Les Français ont été amenés à refuser des missions fixées par les Américains Le Monde
9 Mars, 2002Depuis le début de leur intervention, il y a une semaine, aux côtés des Américains, dans la région de Gardez, les avions français n'ont pas accompli toutes les missions qui leur avaient été confiées par le haut-commandement militaire des Etats-Unis. Sans en préciser le nombre, les responsables militaires français conviennent qu'ils ont été amenés à refuser certains des bombardements qu'on leur avait demandé d'exécuter, en raison de divergences d'appréciation avec les Américains sur l'impact potentiel de ces missions.
A ce jour, les avions Super-Etendard et Mirage 2000D ont réalisé une vingtaine de missions et traité plus d'une douzaine de cibles, avec, en particulier, le largage de bombes de 250 kg guidées par laser.
Les plans de frappes comprennent des cibles programmées, suffisamment à l'avance à Tampa (Floride) et à Al-Kharg (Arabie saoudite), et ce qu'on appelle, dans les états-majors, des objectifs "d'opportunité" qui se révèlent parfois au moment de l'exécution de la mission elle-même, parce que la situation sur le terrain a changé.
Au-dessus de Gardez, là où les avions américains œuvrent avec les seuls appareils français, le choix des cibles est validé par l'état-major français qui a reçu des consignes du pouvoir politique, à l'Elysée et à Matignon. Ce sont, pour la plupart, des bombardements d'"opportunité" qui ont fait l'objet de refus de la part des Français. La raison avancée porte sur les conditions de l'engagement et la "vraisemblance" de l'objectif retenu.
C'est ainsi que les Français ont refusé des frappes qui entraînaient un risque important pour les populations. Comme, par exemple, le cas d'un groupe de commandement des talibans proche d'un village, voire dans le village. De même, les combattants hostiles au régime de Kaboul, dans le secteur de Gardez, vivent et se déplacent avec leurs familles, ce qui occasionne des méprises lors de tirs qui seraient insuffisamment ajustés.
EMPECHER LE RAVITAILLEMENT
Les équipages d'avions américains sont conduits à prendre, ou non, à leur compte les raids en question. Les états-majors français observent toutefois que le commandement américain essaie désormais de leur affecter des missions et des modalités d'attaque dont il est sûr qu'elles seront accomplies sans coup férir, par les Mirage 2000D, basés au Kirghizstan, et les Super-Etendard embarqués sur le Charles-de-Gaulle. Le porte-avions a pris la relève du Franklin-Rooseveltaméricain, qui a quitté la zone.
Outre la destruction des forces talibanes, les opérations terrestres et aériennes en cours ont pour but de rendre très difficiles le renfort et le ravitaillement des combattants jusqu'à leur fuite hors de la région où ils se sont regroupés pour le moment.

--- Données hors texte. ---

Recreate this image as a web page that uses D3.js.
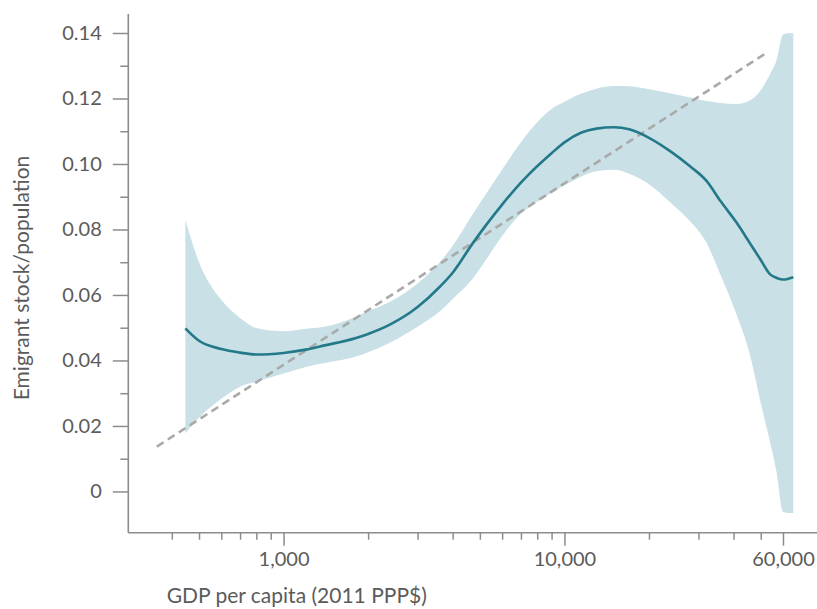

Dans les grottes où elles ont pu pénétrer, les unités américaines, allemandes, australiennes, canadiennes, danoises et norvégiennes ont découvert des stocks importants d'armement, de vivres et des réserves d'eau. Certains indices tendent à montrer que l'armement et la logistique proviennent de la zone frontalière hors du contrôle de l'armée régulière pakistanaise. D'autres renseignements font état du fait que la poche de résistance n'est pas aussi hermétiquement close ou surveillée qu'on le ferait croire au Pentagone ; et que, notamment de nuit, des combattants, par petits groupes ou individuellement, parviennent à s'exfiltrer, au risque de parvenir à créer ailleurs de nouvelles zones d'insécurité.
A la lumière de la double bataille autour de Kunduz, en 1988, face aux Russes, puis en novembre 2001, face à l'Alliance du Nord, les états-majors français se déclarent convaincus que la forte rébellion rencontrée dans la région de Gardez est liée à la présence de combattants qui, étrangers à l'Afghanistan, n'ont plus rien à perdre.